Greg Cote

Super Bowl: Ads at $167,000 per second, fans in Djibouti, Brady’s tears and tuna eyeballs

Mr. C's Sexy Dream Team and #TheNextMrClean Mike Jackson, center, clean up Times Square to celebrate the debut of Mr. Clean's Super Bowl ad on Thurs., Jan. 26, 2017 in New York.
Mr. C's Sexy Dream Team and #TheNextMrClean Mike Jackson, center, clean up Times Square to celebrate the debut of Mr. Clean's Super Bowl ad on Thurs., Jan. 26, 2017 in New York. Invision for Mr. Clean

Super Bowl With a Smirk returns for our second of five daily columns needling the self-important NFL and the excess and gravitas of its big game.

Again this year, the Super Bowl television commercials have been voted even more popular than the game itself in an annual poll of the American Society of Advertisers.

In-game ads for this Falcons-Patriots Super Bowl will cost a record average of $5 million per half-minute spot, or roughly $167,000 per second.

Sunday’s ads will include has-been comic actor Jon Lovitz for Mexican avocados, a woman having a sexual fantasy about cartoon hottie Mr.

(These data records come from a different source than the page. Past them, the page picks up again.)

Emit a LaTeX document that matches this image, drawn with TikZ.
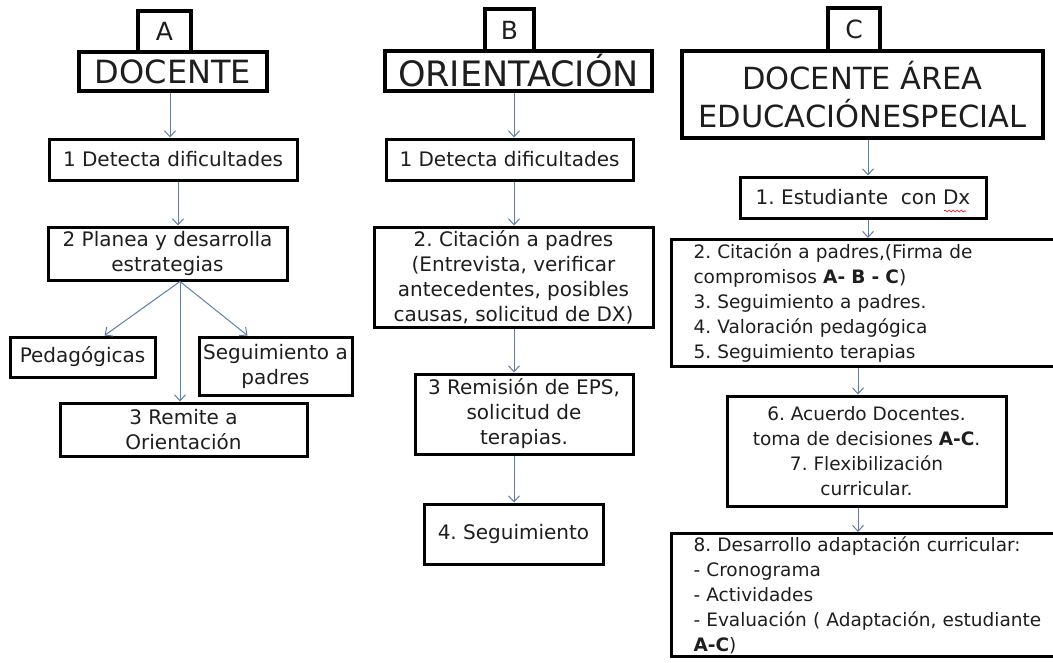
\documentclass[tikz,border=0pt]{standalone}
\usepackage{fontspec}
\setmainfont{DejaVu Sans}
\usetikzlibrary{arrows.meta}
\usetikzlibrary{decorations.pathmorphing}

\definecolor{azulflecha}{RGB}{95,125,170}
\definecolor{tinta}{RGB}{30,30,30}

\begin{document}
\frenchspacing
\begin{tikzpicture}[x=1pt, y=-1pt,
        caja/.style={draw=black, line width=3pt, text=tinta, inner sep=0pt, align=center,
            font=\fontsize{20}{25}\selectfont},
        cajac/.style={caja, font=\fontsize{18.5}{25}\selectfont},
        titulo/.style={caja, line width=3.5pt, font=\fontsize{32}{38}\selectfont},
        letra/.style={caja, line width=3.5pt, font=\fontsize{25}{28}\selectfont},
        lista/.style={cajac, align=left, text width=370pt, inner xsep=22pt, anchor=north west},
        flecha/.style={-{Straight Barb[length=6pt, width=11pt]}, draw=azulflecha, line width=1pt}]

        \useasboundingbox (0,0) rectangle (1053,662);
        \clip (0,0) rectangle (1053,662);

        % Columna A
        \node[titulo, minimum width=188pt, minimum height=39pt] (docA) at (173,71.5) {DOCENTE};
        \node[letra, minimum width=53pt, minimum height=41pt] (letA) at (164.5,31.5) {A};
        \node[caja, minimum width=248pt, minimum height=41pt] (a1) at (173,159.5) {1 Detecta dificultades};
        \node[caja, minimum width=239pt, minimum height=53pt] (a2) at (167.5,253.5) {2 Planea y desarrolla\\estrategias};
        \node[caja, minimum width=145pt, minimum height=40pt] (ped) at (82.5,357) {Pedagógicas};
        \node[caja, minimum width=153pt, minimum height=58pt] (seg) at (275.5,366) {Seguimiento a\\padres};
        \node[caja, minimum width=247pt, minimum height=53pt] (a3) at (183.5,429.5) {3 Remite a\\Orientación};

        \coordinate (ejeA1) at (170,0);
        \coordinate (ejeA2) at (178,0);
        \coordinate (ejeA3) at (180,0);
        \draw[flecha] (ejeA1 |- docA.south) -- (ejeA1 |- a1.north);
        \draw[flecha] (ejeA2 |- a1.south) -- (ejeA2 |- a2.north);
        \coordinate (a2s) at (ejeA3 |- a2.south);
        \draw[flecha] (a2s) -- ([xshift=22pt]ped.north);
        \draw[flecha] (a2s) -- ([xshift=-28pt]seg.north);
        \draw[flecha] (a2s) -- (ejeA3 |- a3.north);

        % Columna B
        \node[titulo, font=\fontsize{35}{38}\selectfont, minimum width=267pt, minimum height=40pt] (topB) at (518.5,71) {ORIENTACIÓN};
        \node[letra, minimum width=49pt, minimum height=42pt] (letB) at (509.5,30) {B};
        \node[caja, minimum width=247pt, minimum height=41pt] (b1) at (509.5,159.5) {1 Detecta dificultades};
        \node[caja, minimum width=279pt, minimum height=100pt] (b2) at (513.5,277)
            {2. Citación a padres\\(Entrevista, verificar\\antecedentes, posibles\\causas, solicitud de DX)};
        \node[caja, minimum width=218pt, minimum height=80pt] (b3) at (524,414) {3 Remisión de EPS,\\solicitud de\\terapias.};
        \node[caja, minimum width=179pt, minimum height=60pt] (b4) at (513.5,534) {4. Seguimiento};

        \coordinate (ejeB) at (514,0);
        \draw[flecha] (ejeB |- topB.south) -- (ejeB |- b1.north);
        \draw[flecha] (ejeB |- b1.south) -- (ejeB |- b2.north);
        \draw[flecha] (ejeB |- b2.south) -- (ejeB |- b3.north);
        \draw[flecha] (ejeB |- b3.south) -- (ejeB |- b4.north);

        % Columna C
        \node[titulo, font=\fontsize{30.5}{38}\selectfont, minimum width=361pt, minimum height=87pt] (topC) at (862.5,94.5) {DOCENTE ÁREA\\EDUCACIÓNESPECIAL};
        \node[letra, minimum width=52pt, minimum height=43pt] (letC) at (854,29.5) {C};
        \node[caja, minimum width=246pt, minimum height=41pt] (c1) at (863,197.5) {1. Estudiante\ \ con Dx};
        \node[lista, minimum height=127pt] (c2) at (670,238)
            {2. Citación a padres,(Firma de\\compromisos \textbf{A- B - C})\\3. Seguimiento a padres.\\4. Valoración pedagógica\\5. Seguimiento terapias};
        \node[cajac, minimum width=279pt, minimum height=110pt] (c3) at (866.5,451)
            {6. Acuerdo Docentes.\\toma de decisiones \textbf{A-C}.\\7. Flexibilización\\curricular.};
        \node[lista, minimum height=123pt] (c4) at (670,532)
            {8. Desarrollo adaptación curricular:\\- Cronograma\\- Actividades\\- Evaluación ( Adaptación, estudiante\\\textbf{A-C})};

        % subrayado rojo
        \draw[red, line width=0.6pt, decorate, decoration={snake, amplitude=1pt, segment length=4pt}]
            (944,211) -- (966,211);

        \coordinate (ejeC1) at (868,0);
        \coordinate (ejeC2) at (858,0);
        \draw[flecha] (ejeC1 |- topC.south) -- (ejeC1 |- c1.north);
        \draw[flecha] (ejeC1 |- c1.south) -- (ejeC1 |- c2.north);
        \draw[flecha] (ejeC2 |- c2.south) -- (ejeC2 |- c3.north);
        \draw[flecha] (ejeC2 |- c3.south) -- (ejeC2 |- c4.north);
\end{tikzpicture}
\end{document}
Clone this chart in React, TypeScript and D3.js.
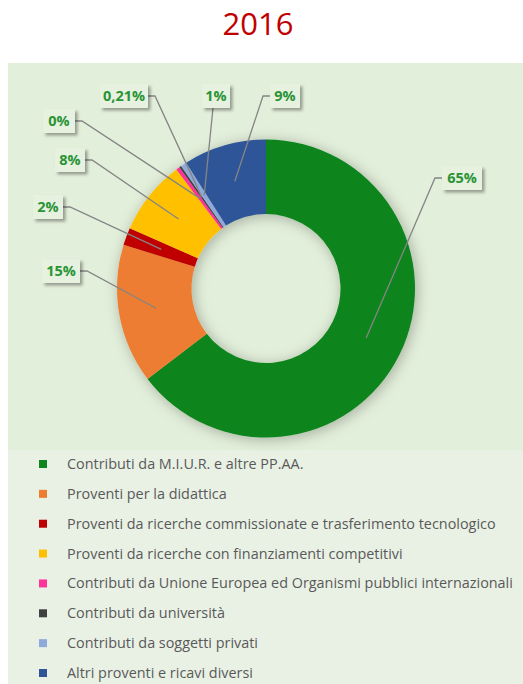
import React from 'react';
import * as d3 from 'd3';

const categories = [
  'Contributi da M.I.U.R. e altre PP.AA.',
  'Proventi per la didattica',
  'Proventi da ricerche commissionate e trasferimento tecnologico',
  'Proventi da ricerche con finanziamenti competitivi',
  'Contributi da Unione Europea ed Organismi pubblici internazionali',
  'Contributi da università',
  'Contributi da soggetti privati',
  'Altri proventi e ricavi diversi',
];
const values = [64.6, 15.1, 1.9, 8.1, 0.4, 0.21, 0.65, 9.0];
const labels = ['65%', '15%', '2%', '8%', '0%', '0,21%', '1%', '9%'];
const colors = ['#0e851e', '#ed7d31', '#c00000', '#ffc000', '#ff3399', '#404040', '#8eaadb', '#2f5597'];

// label box placement (layout only): center x, center y, width, side where leader attaches
const labelBoxes: { x: number; y: number; w: number; side: 'left' | 'right' | 'bottom' }[] = [
  { x: 462, y: 178, w: 40, side: 'left' },
  { x: 61, y: 271, w: 38, side: 'right' },
  { x: 48, y: 207, w: 30, side: 'right' },
  { x: 70, y: 160, w: 30, side: 'right' },
  { x: 59, y: 121, w: 32, side: 'right' },
  { x: 124, y: 96, w: 48, side: 'right' },
  { x: 216, y: 96, w: 28, side: 'bottom' },
  { x: 285, y: 96, w: 30, side: 'left' },
];

const W = 523;
const H = 684;
const cx = 266;
const cy = 288.5;
const outerR = 149;
const innerR = 74.5;

export default function App() {
  const pie = d3.pie<number>().sort(null).value((d) => d);
  const arcs = pie(values);
  const arc = d3.arc<d3.PieArcDatum<number>>().innerRadius(innerR).outerRadius(outerR);
  const legendY = d3.scaleLinear().domain([0, categories.length - 1]).range([464, 673]);

  return (
    <svg width={W} height={H} style={{ position: 'absolute', left: 0, top: 0 }}>
      <defs>
        <filter id="ringShadow" x="-30%" y="-30%" width="160%" height="160%">
          <feDropShadow dx="2" dy="2" stdDeviation="7" floodColor="#000" floodOpacity="0.28" />
        </filter>
        <filter id="boxShadow" x="-30%" y="-30%" width="170%" height="180%">
          <feDropShadow dx="2.5" dy="2.5" stdDeviation="1.5" floodColor="#000" floodOpacity="0.35" />
        </filter>
      </defs>
      <rect width={W} height={H} fill="#fff" />
      <text x={258} y={35} textAnchor="middle" fontFamily="'Open Sans', sans-serif" fontSize={31} fill="#c00000">
        2016
      </text>
      <rect x={8} y={63} width={W - 8} height={387} fill="#e2efda" />
      <rect x={8} y={450} width={W - 8} height={H - 450} fill="#e9f1e5" />

      <g transform={`translate(${cx},${cy})`}>
        <g filter="url(#ringShadow)">
          {arcs.map((a, i) => (
            <path key={i} d={arc(a) || ''} fill={colors[i]} />
          ))}
        </g>
        {arcs.map((a, i) => {
          const [px, py] = arc.centroid(a);
          const b = labelBoxes[i];
          const bx = b.x - cx;
          const by = b.y - cy;
          let sx = bx;
          let sy = by;
          let kx = bx;
          let ky = by;
          if (b.side === 'right') {
            sx = bx + b.w / 2;
            kx = sx + 7;
          } else if (b.side === 'left') {
            sx = bx - b.w / 2;
            kx = sx - 7;
          } else {
            sy = by + 12;
            ky = sy;
            sx = bx - 3;
            kx = sx;
          }
          return (
            <path
              key={`l${i}`}
              d={`M${sx},${sy}L${kx},${ky}L${px},${py}`}
              fill="none"
              stroke="#858585"
              strokeWidth={1.3}
            />
          );
        })}
      </g>

      {labelBoxes.map((b, i) => (
        <g key={`b${i}`}>
          <rect
            x={b.x - b.w / 2}
            y={b.y - 12}
            width={b.w}
            height={24}
            fill="#e6f1df"
            filter="url(#boxShadow)"
          />
          <text
            x={b.x}
            y={b.y + 5}
            textAnchor="middle"
            fontFamily="'Open Sans', sans-serif"
            fontWeight="bold"
            fontSize={14.5}
            fill="#2a9436"
          >
            {labels[i]}
          </text>
        </g>
      ))}

      {categories.map((c, i) => (
        <g key={`g${i}`} transform={`translate(0,${legendY(i)})`}>
          <rect x={39} y={-4} width={8} height={8} fill={colors[i]} />
          <text x={67} y={5} fontFamily="'Open Sans', sans-serif" fontSize={14.4} fill="#595959">
            {c}
          </text>
        </g>
      ))}
    </svg>
  );
}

Clean, an Intel ad with Tom Brady, and a Miami Herald commercial promoting Greg Cote’s blog. (OK I made up that last one).

Budweiser’s Super Bowl ad will tell the heartwarming story of immigrant founder Adolphus Busch’s 1857 journey from Germany to St. Louis, unless President Trump signs an executive order banning the ad.

Super Bowl ads used to be highly anticipated before companies put them out days in advance on social media. There still is a bit of unpredictability, other than the two annual iron-clad certainities

1. There will be a sentimental ad revolving around a dog befriending a bedraggled donkey in a straw hat.

2. We’ll all hate the GoDaddy spot.

▪ NFL reports Falcons-Pats will be seen in 188 countries, Afghanistan to Zimbabwe, and in more than 20 languages including Mandarin Chinese, Flemish and Hungarian. Right now, two bickering crones in Budapest stirring a pot of ghoulash are in agreement Falcons coach Dan Quinn may be “a feje folott” (in over his head).

▪ “What do they know of coaching!” cried a man in Djibouti.

▪ Falcons offensive coordinator Kyle Shanahan briefly lost track of a backpack containing the team’s Sunday game plan. Cannot confirm witnesses said it had been taken by a scowling man wearing a gray hoodie.

▪ Still early, but Super Bowl Week has been too quiet and controversy-free. Can LeBron James and Charles Barkley both fly to Houston and start arguing please?

▪ Short of that, would some enterprising reporter at least please surreptiously plant deer-antler spray on some linebacker?

▪ The question that nearly brought Tom Brady to tears talking about his father — “Who is your hero?” — was posed by a 7-year-old who won a contest to be a Super Bowl reporter. Great. Isn’t bad enough that newspapers are struggling. Now I have a second-grader after my job!

▪ Answer: Blonde/yellow is the betting favorite for the hair color of halftime performer Lady Gaga. Question: What do you mean there are too many ridiculous prop bets!?

▪ Notice how businesses refer to the “Big Game” in ads so they won’t get sued by the NFL? Smirk suggests “Stupor Bowl” or “Super Bore” instead.

▪ A team of Budweiser Clydesdales arrived in Houston Tuesday and were immediately signed to one-week contracts by Bill Belichick and trained to rush the passer.

▪ Only midweek, but already there are early indications the national media may be running out of story ideas. Trending: Experts in onomastics weigh in on the exact origin of Matt Ryan’s “Matty Ice” nickname.

▪ Wait. Smirk could swear he just saw Mercury Morris standing on an orange crate with a megaphone in downtown Houston loudly reminding passersby the ’72 Dolphins remain the only undefeated team.

▪ Finally, our Super Bowl Party Tip du Jour: Want a few party foods sure to surprise and delight your guests? Eight words: Tuna eyeballs, crispy Cambodian tarantulas, jellied moose nose.